[LLVMdev] Reference Manual Clarifications 2
Jon Sargeant
delta17 at cox.net
Sun Apr 20 09:34:25 PDT 2008
Joachim Durchholz wrote:
> Am Samstag, den 19.04.2008, 16:24 -0700 schrieb Jon Sargeant:
>> First, I can assign -1 to
>> the count to indicate an invalid or unknown value.
>
> This is a C-ism. In a language that supports discriminated unions well,
> you'd do something like
> type AllocaCount = Invalid | Unknown | Known int
> (where Invalid, Unknown and Known are the constants that do the
> distinction between union variants).
Not necessarily.

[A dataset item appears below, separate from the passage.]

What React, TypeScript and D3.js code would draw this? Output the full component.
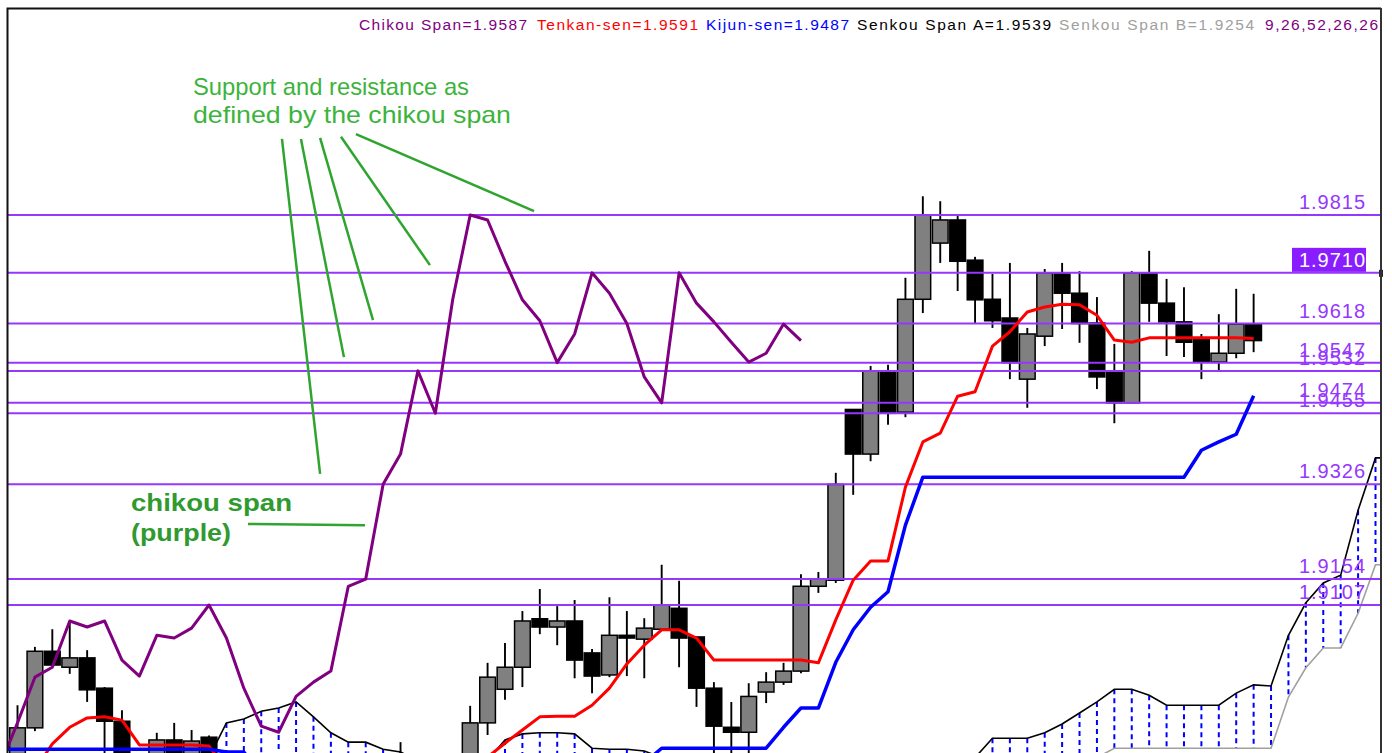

Using -1 for an invalid integer is analogous to using
null for an invalid pointer.
>> Second, if I attempt
>> to allocate a negative count, I can print an assertion failure and abort
>> the program. Had I interpreted the count as an unsigned value, the
>> program would attempt to allocate anywhere from 2 gigabytes to 4
>> gigabytes.
>
> Which might be exactly what it's supposed to do. Suppose you're writing
> heap management code.
Perhaps, but very unlikely. An allocation of 2 gigabytes or more is
probably a bug.
>> I'm not necessarily saying that NumElements should be
>> signed, only that the choice between signed and unsigned is not obvious.
>
> Obviously, obviousness is in the eye of the beholder :-)
> (SCNR)
Yes. But consider that there are many people who agree with me. Search
for "unsigned vs signed - Is Bjarne Mistaken?" in comp.lang.c++.moderated.